Q. How do we know that Mr. Allen is not going to be present at his
wife’s house while you bring your daughter over there, Mr. Ulmer?
A. I won’t take her over there if he is there.
{¶ 9} Ulmer stated that if his motion for extended parenting time is granted, he
wants to exercise his full weekend visitation at his home in Chillicothe, and that he is 6
“planning on moving back to Dayton here within the next couple months. And then it will
be in Dayton, in my household in Dayton.” He stated that he will not reside with his
mother.
{¶ 10} Johnson stated that she resides in Beavercreek and is employed as a nurse.
She stated that she never agreed to allow A.J. to be in Allen’s presence.
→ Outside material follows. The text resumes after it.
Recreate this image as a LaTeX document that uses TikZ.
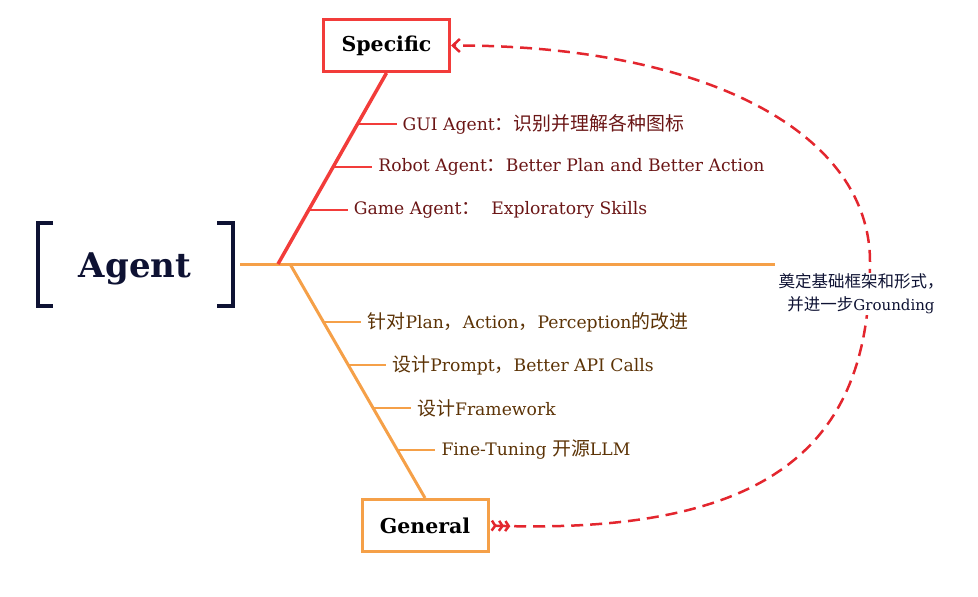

She stated that
supervision of Ulmer’s visitation is necessary so “[t]hat way I can know [A.J.] is protected
and she’s not being around Lester.” Regarding her initial denial of visitation, she stated,
“What happened, when Michael was talking about that, I had asked him to let me know on
Mondays or Tuesdays if he was going to be able to make it for the weekend. Because I
work nights, I leave for work at 6:00 or 6:30. When he comes at 6:00, if he just doesn’t
show up, I don’t have a babysitter.” According to Johnson, “A couple times he did come
right when I was leaving, and he just wouldn’t text me back and let me know that he was
coming. I’m requesting that the Judge will put that in the paper, that he can at least have the
decency to tell me if he’s coming or not so I can arrange a babysitter.”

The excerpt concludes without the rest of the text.